Buxton, who hit a career-high 35 homers last season in earning his first Silver Slugger, had hit a ball 409 feet off Clay Holmes in the sixth inning to tie the game at 2-2. He also homered on Tuesday off of Nolan McLean.

Weaver went right after him, struck him out on five pitches, with Buxton twice swinging through 94 mph fastballs before ending the game waving at an 87 mph change-up. The 32,665 at Citi Field witnessed the first Met win since April 7 and Weaver was asked in an interview with SNY on the field if he thought about pitching around the Twins’ team leader in home runs.

“Look, people smell fear,” he said. “I’m not the biggest guy in the room, but I ain’t scared of nobody. And that’s the attitude I try to take and if I screw up it’s on me, but at the end of the day, I’m going to sleep at night. And I’m going to feel good about the effort I put in. And I ain’t fearing nobody, you remember that.”

Weaver (2-0) entered the game with the score tied 2-2 in the eighth inning with two men on and walked Ryan Jeffers to load the bases before getting Luke Keaschall to foul out to the catcher. He struck out the side in the ninth.

In the locker room, he addressed the losing streak, the longest by a Mets team in 22 years.

“I don’t want to say there was a lot of weight,” he told reporters. “We already carry a lot of weight. I think we have pushed so hard to just simply try to give everything we can and sometimes that’s just not good enough. It’s a weird way to look at it, but the harder you try a lot of times the more you fail.

“I think it’s just relaxing, understanding what you do well, staying within yourself. And at the end of the day just keep hoping and just keep doing your thing. Look, it was a sigh of relief. We have a lot more games to play. It doesn’t mean that we just now go on a 50-game winning streak, like we still gotta go do our business tomorrow and put in the right work and do all the right things. But today was a great step in the right direction. We won a hard-fought ballgame. It was going to take a game like that to get us going.”

The Mets will try to become the first team to make the playoffs after losing 12 in a row. They enter Thursday tied with the Phillies for the worst record in the National League, 8 1/2 games back of the first-place Braves and six back of the last wild card spot.

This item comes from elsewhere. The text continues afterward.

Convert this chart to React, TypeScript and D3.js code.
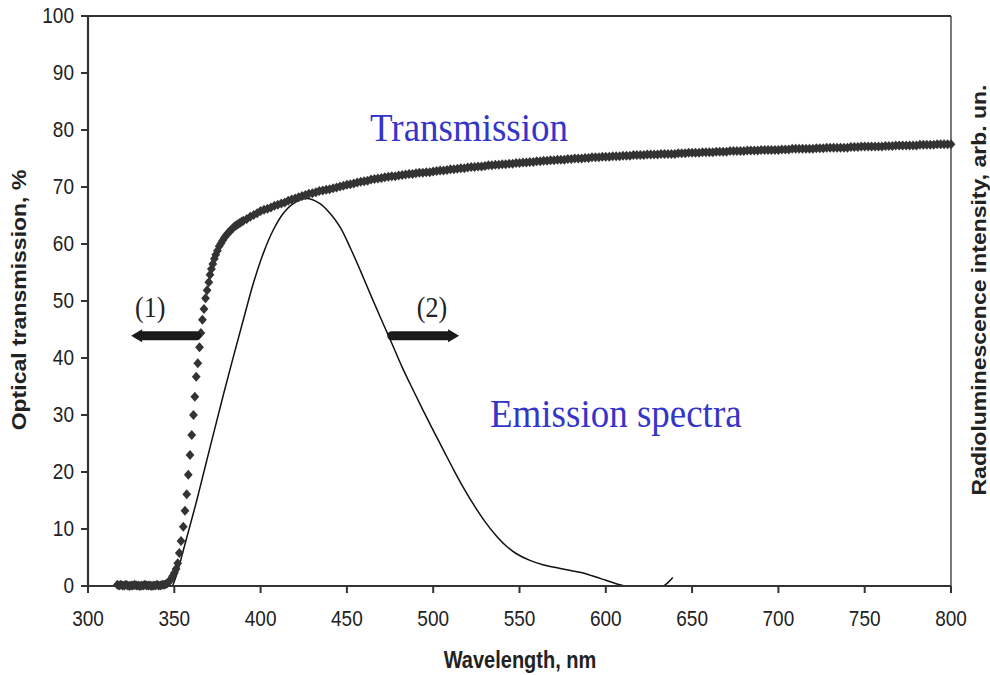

“This should just be a reminder that this game humbles you in so many ways individually and as a team,” Weaver said. “It’s not very often where you have such a talented team where everything just doesn’t really click in the right way. It’s quite an impossible feat, but we made it possible. But at the end of the day we’re going to use this as a learning point and hopefully catalyst to the future if I used that phrase right.”